Um dos motivos da competitividade brasileira é o clima quente, que permite três ciclos de criação por ano. Além disso, o Brasil desenvolveu tecnologia. Até 1997, o País quase não exportava camarão e as tentativas de criação não davam certo. A atividade só ganhou impulso com a a introdução do Litopaeneus Vannamei, espécie do Pacífico, e com novas técnicas de alimentação e de controle da água. Hoje, do total de camarão exportado, 90% é cultivado e 10%, pescado.
Exportação
Apesar de líder em produtividade, o Brasil tem apenas 3,62% de participação no mercado mundial. "Somos líderes em exportação de frango, por que não podemos ser líderes de exportação de camarão?", pergunta Itamar Rocha, presidente da Associação Brasileira dos Criadores de Camarão (ABCC). Um dos obstáculos a ser ultrapassado é a venda do produto com maior valor agregado.
O camarão brasileiro vai para o exterior congelado ou fresco, inteiro ou sem cabeça e pouco explora o mercado para o produto empanado, em sushi, pré-cozido ou cortado "A participação do País nisso é mínima. Dá para ganhar muito mais exportando esses produtos", diz Rocha. A Vivenda do Camarão é uma das poucas empresas que faz esse tipo de exportação. A Tailândia, com 18,3% do mercado mundial, tem 75% das exportações com valor agregado.
Deputado vê altos custos ambientais e pretende impedir novas licenças
Patrícia Campos Mello
Natal - No mês que vem, um grupo de deputados federais vai encaminhar um relatório ao Ministério do Meio Ambiente, requisitando uma moratória na concessão de licenças ambientais para fazendas de camarão. O Grupo de Trabalho da Câmara, que tem como relator o deputado João Alfredo (PT-CE), está concluindo o relatório no qual aponta que a carcinicultura desmata a região dos mangues, causa a morte de siris e caranguejos e polui a água dos estuários. "A carcinicultura brasileira é supercompetitiva porque os produtores não pagam os custos ambientais, eles destroem o ambiente", diz o deputado.

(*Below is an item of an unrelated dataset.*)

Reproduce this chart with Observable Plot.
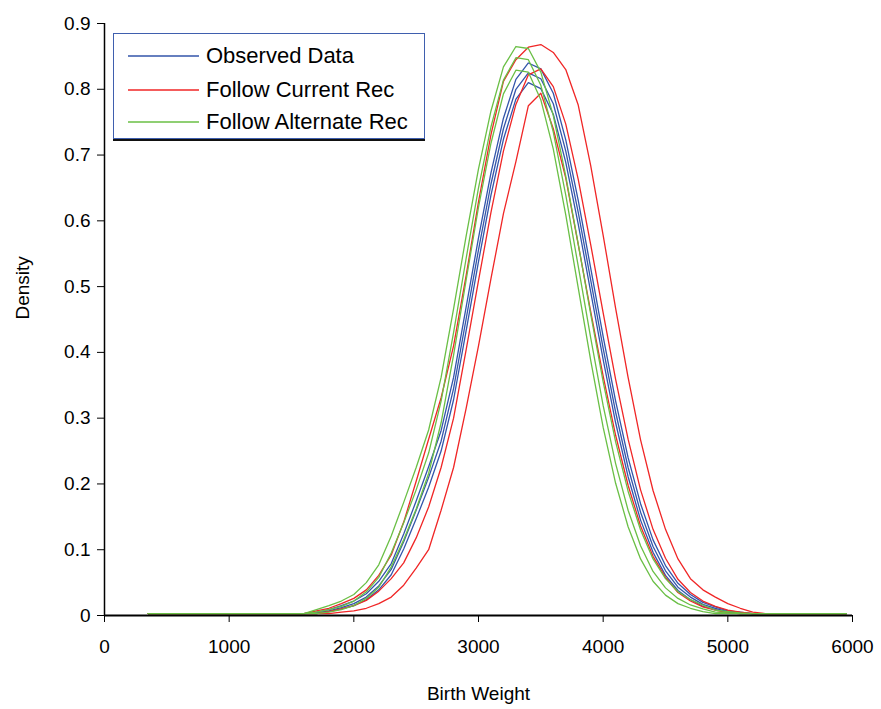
<!DOCTYPE html>
<html>
<head>
<meta charset="utf-8">
<script src="https://cdn.jsdelivr.net/npm/d3@7"></script>
<script src="https://cdn.jsdelivr.net/npm/@observablehq/plot@0.6"></script>
<style>
  body { margin: 0; background: white; }
  #wrap { position: relative; width: 881px; height: 709px; font-family: "Liberation Sans", Arial, sans-serif; }
  #legend { position: absolute; left: 113px; top: 33px; width: 310px; height: 104px; border: 1px solid #3f5fae; box-shadow: 0 2px 0 #111; background: white; }
  .item { position: absolute; left: 0; height: 24px; width: 310px; }
  .item svg { position: absolute; left: 14px; top: 0; }
  .item span { position: absolute; left: 92px; top: 0; font-size: 22px; color: #000; white-space: nowrap; line-height: 24px; }
</style>
</head>
<body>
<div id="wrap"></div>
<script>
// Birth weight grid (g)
const xs = [350,1600,1700,1800,1900,2000,2100,2200,2300,2400,2500,2600,2700,2800,2900,3000,3100,3200,3300,3400,3500,3600,3700,3800,3900,4000,4100,4200,4300,4400,4500,4600,4700,4800,4900,5000,5100,5200,5300,5950];

// Observed Data (three curves)
const obsHigh = [.003,.003,.005,.009,.015,.022,.033,.052,.079,.124,.174,.226,.281,.362,.468,.574,.673,.756,.815,.840,.831,.794,.723,.631,.528,.424,.326,.240,.170,.115,.076,.049,.032,.020,.013,.007,.005,.003,.003,.003];
const obsMid  = [.003,.003,.004,.007,.012,.018,.028,.045,.070,.112,.160,.210,.265,.345,.450,.556,.656,.740,.800,.825,.816,.778,.706,.613,.510,.406,.309,.225,.157,.105,.068,.043,.028,.017,.011,.006,.004,.003,.003,.003];
const obsLow  = [.003,.003,.003,.006,.010,.015,.024,.039,.062,.101,.147,.195,.250,.328,.432,.538,.639,.724,.785,.810,.801,.762,.689,.595,.492,.389,.293,.211,.145,.096,.061,.038,.024,.014,.009,.005,.003,.003,.003,.003];

// Follow Current Rec (three curves)
const curHigh = [.003,.003,.007,.011,.018,.026,.039,.061,.092,.142,.204,.268,.331,.410,.516,.629,.731,.812,.845,.864,.868,.856,.830,.776,.684,.578,.467,.362,.267,.190,.131,.086,.056,.039,.028,.018,.011,.005,.003,.003];
const curMid  = [.003,.003,.003,.006,.010,.015,.023,.037,.056,.080,.118,.165,.225,.300,.403,.509,.613,.706,.777,.822,.831,.804,.747,.663,.564,.460,.359,.268,.191,.131,.087,.055,.035,.022,.014,.008,.005,.003,.003,.003];
const curLow  = [.003,.003,.003,.003,.005,.007,.011,.018,.028,.046,.072,.100,.160,.225,.314,.410,.512,.611,.690,.775,.794,.740,.665,.564,.462,.364,.274,.198,.136,.090,.058,.035,.022,.013,.008,.004,.003,.003,.003,.003];

// Follow Alternate Rec (three curves)
const altHigh = [.003,.003,.009,.015,.022,.032,.050,.077,.121,.172,.225,.282,.362,.466,.576,.679,.767,.834,.865,.862,.826,.760,.668,.565,.458,.355,.264,.189,.130,.086,.056,.036,.024,.016,.008,.006,.004,.003,.003,.003];
const altMid  = [.003,.003,.005,.009,.014,.022,.036,.058,.095,.141,.191,.247,.326,.430,.542,.650,.743,.814,.848,.845,.806,.735,.639,.531,.422,.319,.231,.160,.106,.067,.042,.026,.016,.010,.005,.004,.003,.003,.003,.003];
const altLow  = [.003,.003,.003,.005,.009,.015,.026,.043,.074,.115,.162,.216,.293,.396,.509,.621,.718,.793,.829,.826,.784,.709,.609,.498,.388,.286,.201,.135,.086,.052,.031,.018,.011,.006,.003,.003,.003,.003,.003,.003];

const groups = ["Observed Data", "Follow Current Rec", "Follow Alternate Rec"];
const colors = ["#3355aa", "#f02626", "#6abf45"];

const xTicks = [0,1000,2000,3000,4000,5000,6000];
const yTicks = [0,0.1,0.2,0.3,0.4,0.5,0.6,0.7,0.8,0.9];
const yTickLabels = ["0","0.1","0.2","0.3","0.4","0.5","0.6","0.7","0.8","0.9"];

const seriesList = [
  {id: "obsHigh", group: groups[0], values: obsHigh},
  {id: "obsMid",  group: groups[0], values: obsMid},
  {id: "obsLow",  group: groups[0], values: obsLow},
  {id: "curHigh", group: groups[1], values: curHigh},
  {id: "curMid",  group: groups[1], values: curMid},
  {id: "curLow",  group: groups[1], values: curLow},
  {id: "altHigh", group: groups[2], values: altHigh},
  {id: "altMid",  group: groups[2], values: altMid},
  {id: "altLow",  group: groups[2], values: altLow}
];
const rows = seriesList.flatMap(s => s.values.map((v, i) => ({x: xs[i], y: v, series: s.id, group: s.group})));

const chart = Plot.plot({
  width: 881,
  height: 709,
  marginLeft: 104,
  marginRight: 29,
  marginTop: 23,
  marginBottom: 94,
  style: {fontFamily: "'Liberation Sans', Arial, sans-serif", fontSize: "19px", background: "white", color: "black", overflow: "visible"},
  x: {domain: [0, 6000]},
  y: {domain: [0, 0.9]},
  color: {domain: groups, range: colors},
  marks: [
    Plot.axisX({ticks: xTicks, tickSize: 7, tickPadding: 17, label: null, fontSize: 19, tickFormat: d => String(d)}),
    Plot.axisY({ticks: yTicks, tickSize: 7, tickPadding: 7, label: null, fontSize: 19, tickFormat: (d, i) => yTickLabels[i]}),
    Plot.line(rows, {x: "x", y: "y", z: "series", stroke: "group", strokeWidth: 1.3}),
    Plot.ruleX([0], {stroke: "black", strokeWidth: 1.5}),
    Plot.ruleY([0], {stroke: "black", strokeWidth: 2}),
    Plot.text(["Birth Weight"], {text: d => d, frameAnchor: "bottom", dy: 84, fontSize: 19}),
    Plot.text(["Density"], {text: d => d, frameAnchor: "left", dx: -82, rotate: -90, fontSize: 19})
  ]
});

const wrap = document.getElementById("wrap");
wrap.appendChild(chart);

// Legend box overlaid inside the plot area
const legend = document.createElement("div");
legend.id = "legend";
const itemTops = [10, 44, 76];
groups.forEach((g, i) => {
  const item = document.createElement("div");
  item.className = "item";
  item.style.top = itemTops[i] + "px";
  item.innerHTML = `<svg width="72" height="24"><line x1="0" x2="71" y1="12" y2="12" stroke="${colors[i]}" stroke-width="1.3"/></svg><span>${g}</span>`;
  legend.appendChild(item);
});
wrap.appendChild(legend);
</script>
</body>
</html>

João Alfredo quer sustar a concessão de novas licenças ambientais até que seja feito um estudo completo sobre a carcinicultura, com fiscalização das fazendas para verificar se há danos ambientais. Essa também deve ser a recomendação do grupo de trabalho criado pelo Ministério do Meio Ambiente neste mês, que tem 180 dias para propor um modelo alternativo de carcinicultura. Segundo o deputado, grande parte dos empreendimentos do Ceará e do Rio Grande do Norte está em área de preservação permanente dos manguezais e polui os rios e o mar.
Ambientalistas querem limitar o número de viveiros e exigem a adoção de medidas para minimizar os danos ambientais. Segundo Soraya Vanini Tupinambá, engenheira de pesca do Instituto Terra Mar, muitas fazendas não têm tratamento de efluentes e jogam a água dos viveiros de volta no rio. Essa água tem restos de ração e excesso de matéria orgânica, que reduz a quantidade de oxigênio, causando a morte dos peixes, siris e caranguejos. "Além disso, muitos produtores querem lucro imediato e criam uma quantidade enorme de camarões por metro quadrado, o que esgota o solo."

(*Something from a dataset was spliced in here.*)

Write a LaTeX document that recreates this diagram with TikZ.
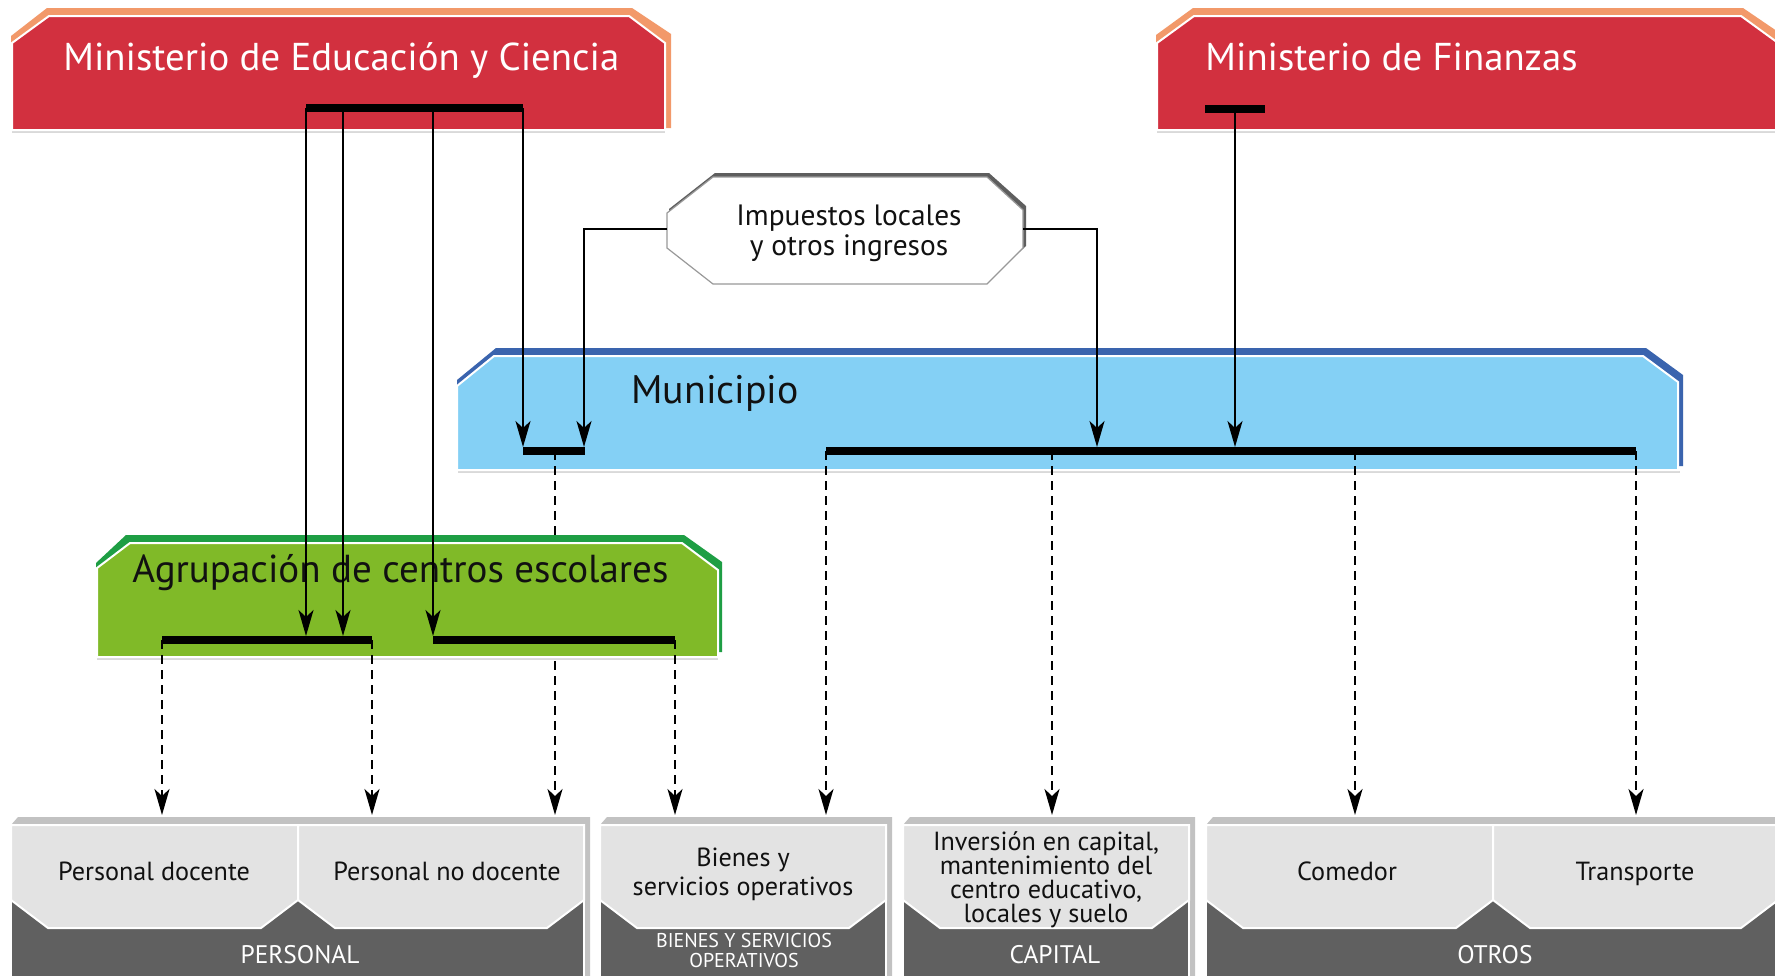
\documentclass[tikz,border=0pt]{standalone}
\usepackage{fontspec}
\setmainfont{PT Sans}
\usetikzlibrary{arrows.meta}
\definecolor{mecred}{HTML}{D2303F}
\definecolor{mecorange}{HTML}{F2996A}
\definecolor{munblue}{HTML}{84D0F5}
\definecolor{munborder}{HTML}{3A64AE}
\definecolor{agrgreen}{HTML}{80BA28}
\definecolor{agrborder}{HTML}{1E9E44}
\definecolor{lightbox}{HTML}{E3E3E3}
\definecolor{darkband}{HTML}{606060}
\definecolor{sideface}{HTML}{C2C2C2}
\definecolor{impborder}{HTML}{5E5E5E}
\definecolor{inkc}{HTML}{111111}
\newcommand{\lbox}[2]{\path[fill=lightbox,draw=white,line width=1pt] (#1,825) -- (#2,825) -- (#2,900) -- ({#2-37},928) -- ({#1+37},928) -- (#1,900) -- cycle;}
\newcommand{\grpbase}[2]{%
  \path[fill=sideface] (#1,825) -- ({#1+7},817) -- ({#2+6},817) -- ({#2+6},980) -- (#1,980) -- cycle;
  \path[fill=darkband,draw=white,line width=0.8pt] (#1,895) rectangle (#2,985);}
\begin{document}
\begin{tikzpicture}[x=0.5pt,y=-0.5pt,
  bar/.style={line width=4pt},
  conn/.style={line width=1pt,-{Stealth[length=13pt,width=7.5pt,inset=3.5pt]}},
  dconn/.style={line width=1pt,dash pattern=on 4.5pt off 3pt,-{Stealth[length=13pt,width=7.5pt,inset=3.5pt]}},
  facefill/.style={draw=white,line width=1pt},
  bigtitle/.style={inner sep=0pt,anchor=base west,font=\fontsize{19.4}{22}\selectfont},
  boxtxt/.style={inner sep=0pt,anchor=base,text=inkc,font=\fontsize{13.1}{15}\selectfont},
  bandtxt/.style={inner sep=0pt,anchor=base,text=white,font=\fontsize{12.7}{14}\selectfont},
  smallband/.style={inner sep=0pt,anchor=base,text=white,font=\fontsize{10}{11}\selectfont}
]
\useasboundingbox (0,0) rectangle (1775,975);
\clip (0,0) rectangle (1775,975);
\fill[white] (0,0) rectangle (1775,975);

% ---- Ministerio de Educacion y Ciencia
\fill[mecorange] (11,36) -- (47,8) -- (632,8) -- (671,34) -- (671,128) -- (11,128) -- cycle;
\draw[black!15,line width=1pt] (12,132) -- (665,132);
\path[fill=mecred,facefill] (12,43) -- (49,16) -- (629,16) -- (665,43) -- (665,130) -- (12,130) -- cycle;
\node[bigtitle,text=white] (mectxt) at (63,70) {Ministerio de Educación y Ciencia};

% ---- Ministerio de Finanzas
\fill[mecorange] (1156,35) -- (1193,8) -- (1743,8) -- (1790,40) -- (1790,128) -- (1156,128) -- cycle;
\draw[black!15,line width=1pt] (1157,132) -- (1780,132);
\path[fill=mecred,facefill] (1157,43) -- (1194,16) -- (1741,16) -- (1785,48) -- (1785,130) -- (1157,130) -- cycle;
\node[bigtitle,text=white] (fintxt) at (1205,70) {Ministerio de Finanzas};

% ---- Impuestos
\fill[impborder] (669,209) -- (715,173) -- (989,173) -- (1026,206) -- (1026,246) -- (989,280) -- (715,280) -- (669,244) -- cycle;
\path[fill=white,draw=black!40,line width=0.6pt] (667,213) -- (713,177) -- (987,177) -- (1023,210) -- (1023,248) -- (987,284) -- (713,284) -- (667,248) -- cycle;
\node[inner sep=0pt,anchor=base,text=inkc,font=\fontsize{14.7}{16}\selectfont] (impA) at (849,225) {Impuestos locales};
\node[inner sep=0pt,anchor=base,text=inkc,font=\fontsize{14.7}{16}\selectfont] (impB) at (849,255) {y otros ingresos};
\coordinate (impL) at (667,229);
\coordinate (impR) at (1023,229);

% ---- Municipio
\fill[munborder] (457,380) -- (496,348) -- (1646,348) -- (1683,375) -- (1683,466) -- (457,466) -- cycle;
\draw[black!15,line width=1pt] (458,472) -- (1680,472);
\path[fill=munblue,facefill] (457,386) -- (494,356) -- (1643,356) -- (1678,382) -- (1678,470) -- (457,470) -- cycle;
\node[bigtitle,text=inkc,font=\fontsize{19.9}{22}\selectfont] (muntxt) at (631,403) {Municipio};

% Municipio bars
\coordinate (msL) at (523,451); \coordinate (msR) at (585,451); \coordinate (msC) at (555,451);
\coordinate (mbL) at (826,451); \coordinate (mbR) at (1636,451);
\draw[bar] (msL) -- (msR);
\draw[bar] (mbL) -- (mbR);

% dashed line behind Agrupacion
\coordinate (tPNd) at (555,815);
\draw[dconn] (msC) -- (tPNd);

% ---- Agrupacion de centros escolares
\fill[agrborder] (96,563) -- (126,535) -- (684,535) -- (722,562) -- (722,652) -- (96,652) -- cycle;
\draw[black!15,line width=1pt] (97,659) -- (718,659);
\path[fill=agrgreen,facefill] (97,568) -- (130,543) -- (682,543) -- (718,570) -- (718,657) -- (97,657) -- cycle;
\node[bigtitle,text=inkc,font=\fontsize{19.5}{22}\selectfont] (agrtxt) at (132,582) {Agrupación de centros escolares};

\coordinate (alL) at (162,640); \coordinate (alR) at (372,640);
\coordinate (arL) at (433,640); \coordinate (arR) at (675,640);
\draw[bar] (alL) -- (alR);
\draw[bar] (arL) -- (arR);

% ---- MEC bar and connectors
\coordinate (mecL) at (306,108); \coordinate (mecR) at (523,108);
\draw[bar] (mecL) -- (mecR);
\coordinate (m1) at (306,108); \coordinate (m2) at (343,108);
\coordinate (m3) at (433,108); \coordinate (m4) at (523,108);
\coordinate (a1) at (306,636); \coordinate (a2) at (343,636);
\coordinate (a3) at (433,636); \coordinate (ms1) at (523,447);
\draw[conn] (m1) -- (a1);
\draw[conn] (m2) -- (a2);
\draw[conn] (m3) -- (a3);
\draw[conn] (m4) -- (ms1);

% ---- Finanzas bar and connector
\coordinate (fL) at (1205,109); \coordinate (fR) at (1265,109); \coordinate (fC) at (1235,109);
\draw[bar] (fL) -- (fR);
\coordinate (mbF) at (1235,447);
\draw[conn] (fC) -- (mbF);

% ---- Impuestos connectors
\coordinate (msT) at (584,447);
\coordinate (mbT) at (1097,447);
\draw[conn] (impL) -| (msT);
\draw[conn] (impR) -| (mbT);

% ---- dashed connectors to bottom
\coordinate (tPD) at (162,815); \coordinate (tPN) at (372,815);
\coordinate (tBS) at (675,815); \coordinate (tBS2) at (826,815);
\coordinate (tCap) at (1052,815); \coordinate (tCom) at (1355,815); \coordinate (tTra) at (1636,815);
\coordinate (mb2) at (1052,451); \coordinate (mb3) at (1355,451);
\draw[dconn] (alL) -- (tPD);
\draw[dconn] (alR) -- (tPN);
\draw[dconn] (arR) -- (tBS);
\draw[dconn] (mbL) -- (tBS2);
\draw[dconn] (mb2) -- (tCap);
\draw[dconn] (mb3) -- (tCom);
\draw[dconn] (mbR) -- (tTra);

% ---- bottom categories
\grpbase{11}{584}
\lbox{11}{298}
\lbox{298}{584}
\grpbase{600}{886}
\lbox{600}{886}
\grpbase{903}{1189}
\lbox{903}{1189}
\grpbase{1206}{1778}
\lbox{1206}{1493}
\lbox{1493}{1778}

\node[boxtxt] (pdoc) at (154,880) {Personal docente};
\node[boxtxt] (pndoc) at (447,880) {Personal no docente};
\node[boxtxt] (bienA) at (743,866) {Bienes y};
\node[boxtxt] (bienB) at (743,895) {servicios operativos};
\node[boxtxt] (capA) at (1046,850) {Inversión en capital,};
\node[boxtxt] (capB) at (1046,874) {mantenimiento del};
\node[boxtxt] (capC) at (1046,898) {centro educativo,};
\node[boxtxt] (capD) at (1046,922) {locales y suelo};
\node[boxtxt] (com) at (1347,880) {Comedor};
\node[boxtxt] (tra) at (1635,880) {Transporte};

\node[bandtxt] (gPer) at (300,963) {PERSONAL};
\node[smallband] (gBieA) at (744,947) {BIENES Y SERVICIOS};
\node[smallband] (gBieB) at (744,967) {OPERATIVOS};
\node[bandtxt] (gCap) at (1055,963) {CAPITAL};
\node[bandtxt] (gOtr) at (1495,963) {OTROS};
\end{tikzpicture}
\end{document}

Outro alvo das críticas é o metabissulfito, substância que os produtores usam na água misturada com gelo, para matar o camarão depois que ele é pescado. O metabissulfito é um conservante que evita o escurecimento do camarão, porque é antioxidante. Segundo o deputado, já foram registradas duas mortes de trabalhadores por pneumonia tóxica causada pela substância. Isso ocorre em fazendas onde os funcionários trabalham sem usar máscara.
"Como em todas as atividades, há as ovelhas negras, e é função das autoridades identificá-las e puni-las", reage Werner Jost, proprietário da Camanor. "É injusto punir o setor como um todo." Jost também acha que há falta de zoneamento, o que leva a um excesso de fazendas.